On the final day they went to a local Gaucho and scored a beautiful 2 kilo leg of lamb. They slow cooked it for 3 hours over open flame until it was perfectly colored on the outside and blushing on the inside. One huge thing I learned was how to determine the best temp for slow cooking meat over coals. You should be able to hold your hand over the heat for seven seconds until your hand feels like its melting. The meat should sizzle and color perfectly, but it should NEVER turn black and burn. Dark brown only.
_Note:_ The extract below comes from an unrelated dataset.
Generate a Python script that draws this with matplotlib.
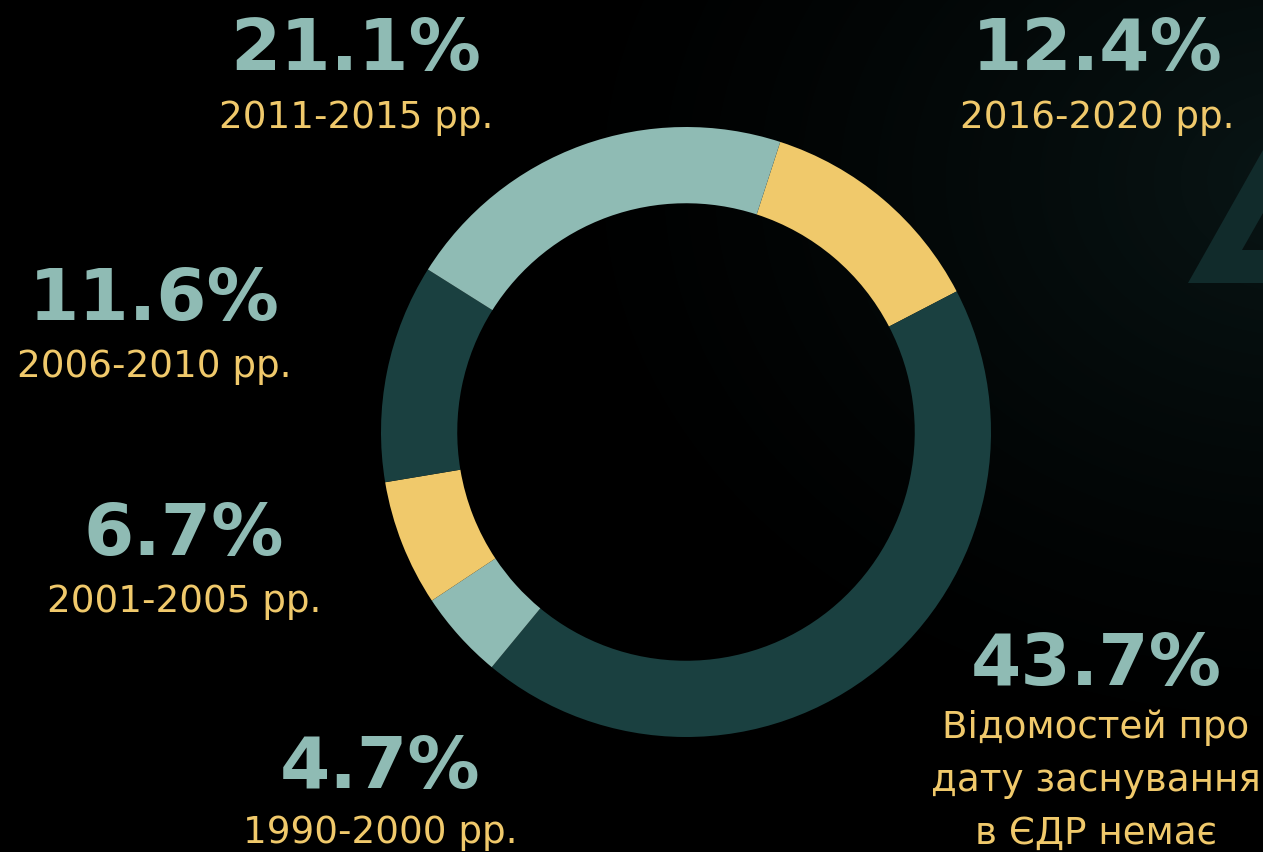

Plus add more salt than you think necessary.
After we were stuffed to the brim with lamb and tomato salad, Nydia brought out a jar of figs that said 2006 on it. After talking for a while in Spanish, Clint finally had a chance to translate for me. He said she canned this jar of sweet figs in 2006, and they haven’t had company large enough to finish the entire jar, so she’s been waiting for the right company. She kept loading them on our plate until the jar was finished.
The other day, I finally cracked open a jar of figs Clint’s mom gave me about a year ago. They tasted so similar that it brought me back to our Argentina trip. It’s crazy how tasting something can bring back so many memories. Canning fruits and vegetables is super fun and easy to do – just get the Ball Blue Book Guide to Preserving to make sure you do it safely.